Duró poco, eso sí, hasta que empezaron las clases. De repente en otoño el mundo se dio la vuelta: él seguía con el mismo ritmo, calzarse el mono y trabajar a destajo durante el día, y perfumarse y tomarse una copa detrás de otra por la noche; pero yo tenía que estudiar y debía estar en casa antes de las diez. Ni Ford Fiesta ni bicicleta.

Qué cosa tan curiosa es tu primer amor. Tan puro. Tan inocente. Todo es nuevo y te maravilla, en el mejor sentido del término. Que alguien te elija a ti de entre muchos otros te otorga una increíble sensación de poder. El poder de la individualidad. Es la primera vez que te distingues realmente de los demás. Sin embargo, yo sentía que no me lo merecía, que todo era una impostura y que un día el hermoso X despertaría y, entrecerrando los ojos almendrados y las largas pestañas, pensaría: qué hago yo con ésta.
Así sucedió.
¿Qué hago yo con esta chica a quien toco el culo por encima de la falda y se pone nerviosa?
¿Qué hago con esta chica a quien beso en los asientos de mi coche y me pone a cien y de pronto suelta que tiene que irse a casa porque, ya sabes, mi padre, etc?
¿Qué hago con esta chica que me pasa libros para leer y me habla de no sé que autores sudamericanos que me importan una mierda si yo lo que quiero es meterle mano?
¿Qué hago con esta chica que se bebe medio cubata y ya está borracha, así que de coca ni hablamos?
¿Que hago con esta chica que me habla de su madre muerta y se echa a llorar por menos de nada?
Pues eso.
¿Qué hacía ese chico conmigo?
No tenía sentido.

Aún así, me costó olvidarlo. Me largué a estudiar fuera y me lo encontraba a menudo cuando regresaba al pueblo. Una Nochevieja hasta hubo un intento de terminar lo que habíamos empezado muchos años antes (sexo).
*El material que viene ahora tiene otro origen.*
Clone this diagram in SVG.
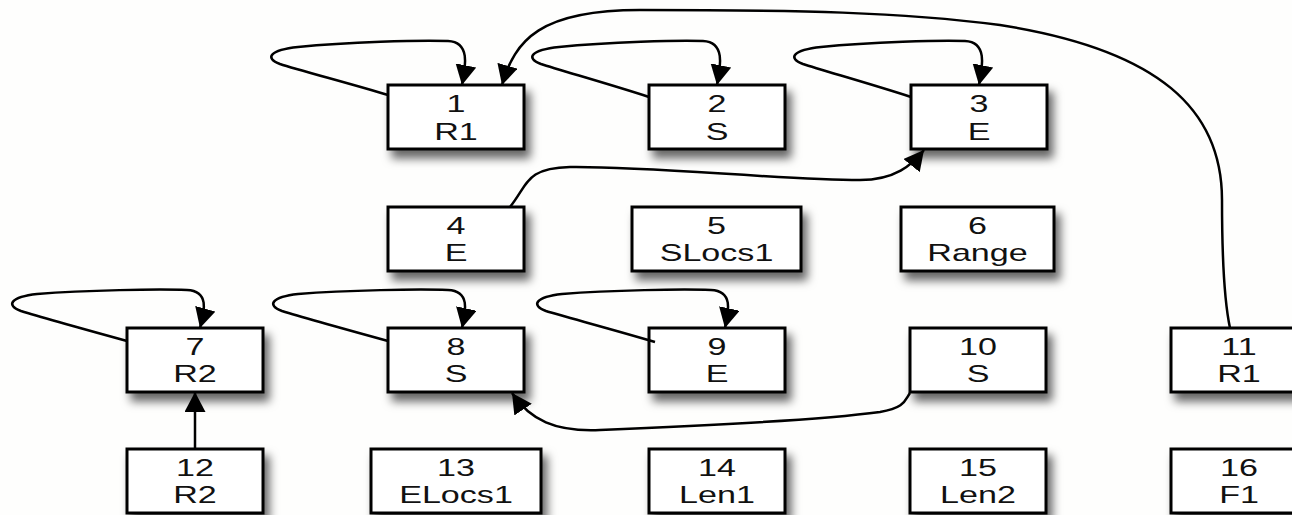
<svg xmlns="http://www.w3.org/2000/svg" width="1292" height="515" viewBox="0 0 1292 515">
  <style>
    .box { fill: #ffffff; stroke: #000000; stroke-width: 3; filter: url(#shadow); }
    .lbl { font-family: "Liberation Sans", Arial, sans-serif; font-size: 24px; fill: #111111; text-anchor: middle; }
    .edge { fill: none; stroke: #000000; stroke-width: 2.5; marker-end: url(#arrow); }
  </style>
  <defs>
    <filter id="shadow" x="-25%" y="-40%" width="160%" height="200%">
      <feDropShadow dx="5" dy="8" stdDeviation="5" flood-color="#000000" flood-opacity="0.6"/>
    </filter>
    <marker id="arrow" markerUnits="userSpaceOnUse" markerWidth="21" markerHeight="21" refX="20" refY="10.5" orient="auto">
      <path d="M0,0 L20,10.5 L0,21 Z" fill="#000000"/>
    </marker>
  </defs>
  <rect x="0" y="0" width="1292" height="515" fill="#fefefd"/>

  <!-- row 1 -->
  <g id="n1"><rect class="box" x="388" y="85" width="136" height="64"/>
    <text class="lbl" transform="translate(456,112) scale(1.42,1)">1</text>
    <text class="lbl" transform="translate(456,140) scale(1.42,1)">R1</text></g>
  <g id="n2"><rect class="box" x="649" y="85" width="136" height="64"/>
    <text class="lbl" transform="translate(717,112) scale(1.42,1)">2</text>
    <text class="lbl" transform="translate(717,140) scale(1.42,1)">S</text></g>
  <g id="n3"><rect class="box" x="911" y="85" width="136" height="64"/>
    <text class="lbl" transform="translate(979,112) scale(1.42,1)">3</text>
    <text class="lbl" transform="translate(979,140) scale(1.42,1)">E</text></g>

  <!-- row 2 -->
  <g id="n4"><rect class="box" x="388" y="207" width="136" height="64"/>
    <text class="lbl" transform="translate(456,234) scale(1.42,1)">4</text>
    <text class="lbl" transform="translate(456,261) scale(1.42,1)">E</text></g>
  <g id="n5"><rect class="box" x="632" y="207" width="169" height="64"/>
    <text class="lbl" transform="translate(716.5,234) scale(1.42,1)">5</text>
    <text class="lbl" transform="translate(716.5,261) scale(1.42,1)">SLocs1</text></g>
  <g id="n6"><rect class="box" x="901" y="207" width="153" height="64"/>
    <text class="lbl" transform="translate(977.5,234) scale(1.42,1)">6</text>
    <text class="lbl" transform="translate(977.5,261) scale(1.42,1)">Range</text></g>

  <!-- row 3 -->
  <g id="n7"><rect class="box" x="127" y="328" width="136" height="64"/>
    <text class="lbl" transform="translate(195,355) scale(1.42,1)">7</text>
    <text class="lbl" transform="translate(195,382) scale(1.42,1)">R2</text></g>
  <g id="n8"><rect class="box" x="388" y="328" width="136" height="64"/>
    <text class="lbl" transform="translate(456,355) scale(1.42,1)">8</text>
    <text class="lbl" transform="translate(456,382) scale(1.42,1)">S</text></g>
  <g id="n9"><rect class="box" x="649" y="328" width="136" height="64"/>
    <text class="lbl" transform="translate(717,355) scale(1.42,1)">9</text>
    <text class="lbl" transform="translate(717,382) scale(1.42,1)">E</text></g>
  <g id="n10"><rect class="box" x="910" y="328" width="136" height="64"/>
    <text class="lbl" transform="translate(978,355) scale(1.42,1)">10</text>
    <text class="lbl" transform="translate(978,382) scale(1.42,1)">S</text></g>
  <g id="n11"><rect class="box" x="1171" y="328" width="136" height="64"/>
    <text class="lbl" transform="translate(1239,355) scale(1.42,1)">11</text>
    <text class="lbl" transform="translate(1239,382) scale(1.42,1)">R1</text></g>

  <!-- row 4 -->
  <g id="n12"><rect class="box" x="127" y="449" width="136" height="64"/>
    <text class="lbl" transform="translate(195,476) scale(1.42,1)">12</text>
    <text class="lbl" transform="translate(195,503) scale(1.42,1)">R2</text></g>
  <g id="n13"><rect class="box" x="371" y="449" width="170" height="64"/>
    <text class="lbl" transform="translate(456,476) scale(1.42,1)">13</text>
    <text class="lbl" transform="translate(456,503) scale(1.42,1)">ELocs1</text></g>
  <g id="n14"><rect class="box" x="649" y="449" width="136" height="64"/>
    <text class="lbl" transform="translate(717,476) scale(1.42,1)">14</text>
    <text class="lbl" transform="translate(717,503) scale(1.42,1)">Len1</text></g>
  <g id="n15"><rect class="box" x="910" y="449" width="136" height="64"/>
    <text class="lbl" transform="translate(978,476) scale(1.42,1)">15</text>
    <text class="lbl" transform="translate(978,503) scale(1.42,1)">Len2</text></g>
  <g id="n16"><rect class="box" x="1171" y="449" width="136" height="64"/>
    <text class="lbl" transform="translate(1239,476) scale(1.42,1)">16</text>
    <text class="lbl" transform="translate(1239,503) scale(1.42,1)">F1</text></g>

  <!-- connectors -->
  <g id="edges">
    <!-- self loops -->
    <path class="edge" d="M388,95 C348,83 298,70 280,64 C264,58 270,50 298,47 C348,42 418,40 448,41 C470,42 466,65 462,85"/>
    <path class="edge" d="M649,97 C609,84 559,70 541,64 C525,58 531,50 559,47 C609,42 679,40 703,41 C725,42 721,65 717,85"/>
    <path class="edge" d="M911,97 C871,84 821,70 803,64 C787,58 793,50 821,47 C871,42 941,40 965,41 C987,42 983,65 979,85"/>
    <path class="edge" d="M127,341 C87,330 37,316 21,311 C5,305 11,297 37,294 C87,290 157,289 187,290 C209,291 205,310 200,328"/>
    <path class="edge" d="M388,341 C348,330 298,316 282,311 C266,305 272,297 298,294 C348,290 418,289 448,290 C470,291 466,310 462,328"/>
    <path class="edge" d="M655,342 C615,330 562,316 546,311 C530,305 536,297 562,294 C612,290 682,289 711,290 C733,291 729,310 725,328"/>
    <!-- 4 -> 3 -->
    <path class="edge" d="M510,207 C528,185 525,168 570,167 C650,166 780,180 860,180 C895,180 912,165 924,150"/>
    <!-- 10 -> 8 -->
    <path class="edge" d="M910,393 C905,400 905,408 880,412 C820,420 700,426 600,430 C555,432 530,420 512,393"/>
    <!-- 11 -> 1 -->
    <path class="edge" d="M1230,328 C1224,300 1222,260 1222,200 C1222,110 1160,50 1000,25 C900,12 800,10 640,10 C540,10 515,40 502,85"/>
    <!-- 12 -> 7 -->
    <path class="edge" d="M195,449 L195,392"/>
  </g>
</svg>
Pero no funcionó. No. Era un amor de adolescencia conservado en formol. No había vuelta atrás. Aunque allí estaba su sonrisa, luminosa, como si de pronto se despejara el cielo en un día de tormenta. Y estaba el hoyuelo en la barbilla, y el resplandor de su cuerpo.
Me lo cruzaba a menudo, sí. Su rostro de galán eterno.
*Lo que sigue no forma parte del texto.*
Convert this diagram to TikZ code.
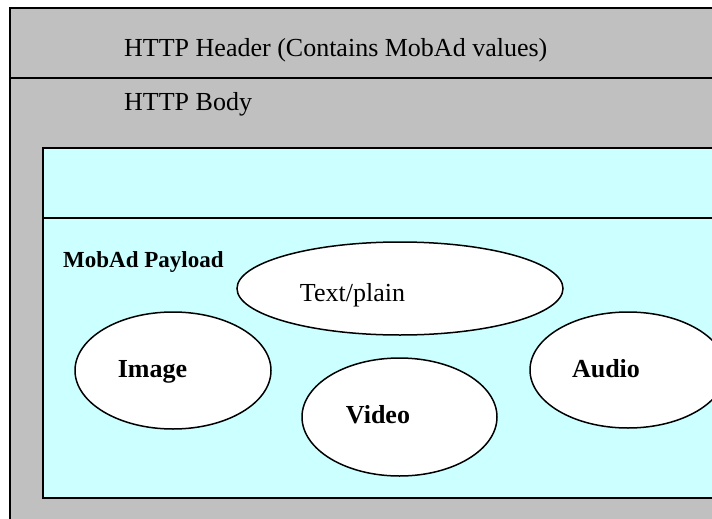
\documentclass[tikz,border=0pt]{standalone}
\usepackage{fontspec}
\setmainfont{Liberation Serif}
\usetikzlibrary{shapes.geometric}
\definecolor{silverbg}{HTML}{C0C0C0}
\definecolor{palecyan}{HTML}{CCFFFF}
\begin{document}
\begin{tikzpicture}[x=1pt,y=-1pt,
  boxline/.style={draw=black,line width=2pt},
  media/.style={ellipse,draw=black,fill=white,line width=1.5pt,inner sep=0pt},
  plaintxt/.style={font=\fontsize{26}{30}\selectfont,inner sep=0pt},
  boldtxt/.style={font=\fontsize{26}{30}\selectfont\bfseries,inner sep=0pt},
  smallbold/.style={font=\fontsize{23}{27}\selectfont\bfseries,inner sep=0pt}]
\useasboundingbox (0,0) rectangle (712,519);
\clip (0,0) rectangle (712,519);
% outer HTTP message
\draw[boxline,fill=silverbg] (10,8) rectangle (760,570);
\coordinate (hdrL) at (10,78);
\coordinate (hdrR) at (760,78);
\draw[boxline] (hdrL) -- (hdrR);
\node[plaintxt,anchor=base west] (hdr) at (124,56.7) {HTTP Header (Contains MobAd values)};
\node[plaintxt,anchor=base west] (body) at (124,110.7) {HTTP Body};
% payload box
\draw[boxline,fill=palecyan] (43,148) rectangle (760,498);
\coordinate (divL) at (43,218);
\coordinate (divR) at (760,218);
\draw[boxline] (divL) -- (divR);
\node[smallbold,anchor=base west] (payload) at (63,267) {MobAd Payload};
% media ellipses
\node[media,minimum width=326pt,minimum height=93pt] (textE) at (400,288.5) {};
\node[media,minimum width=196pt,minimum height=117pt] (imageE) at (173,370.5) {};
\node[media,minimum width=195pt,minimum height=118pt] (videoE) at (399.5,417) {};
\node[media,minimum width=196pt,minimum height=116pt] (audioE) at (628,370) {};
\node[plaintxt,anchor=base] (textL) at (352.5,301) {Text/plain};
\node[boldtxt,anchor=base] (imageL) at (152.5,377) {Image};
\node[boldtxt,anchor=base] (videoL) at (378,423) {Video};
\node[boldtxt,anchor=base] (audioL) at (606,377) {Audio};
\end{tikzpicture}
\end{document}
Pasaron los años y ninguno de los dos sentaba cabeza. Yo volaba fuera de España, él, allí, en el pueblo, seguía siendo eso: galán eterno.
La sonrisa empezó a parecer postiza, como la de Robert Retford (aunque él fue siempre mucho más Paul Newman). Pero un buen día, tardíamente, se casó y enseguida tuvo un hijo. Supongo que su mente evolucionó, que en algún momento dejó el Ron Cola y el polvo blanco y lo cambió por una familia. Y aún así, en las raras ocasiones en que lo veía pasar frente a mi puerta, imaginaba las tardes metiéndonos mano en la piscina, la música ochentera en su coche, su dulzura al besarme.
Suena cursi, sí. Pero así es la adolescencia: a ratos cursi, a ratos trágica. Y así son las memorias de la adolescencia, claro.

Entonces un día le sobrevino un extraño mal, repentino y mortal, y en unas semanas murió.
Lo cursi se esfumó.
Ahora solo queda la tragedia. O más bien, la melancolía de la adolescencia.
Mi querido X, cuánto me arrepiento de haberlo dejado así, sin terminar. 
Un amor a medias, un adiós a medias.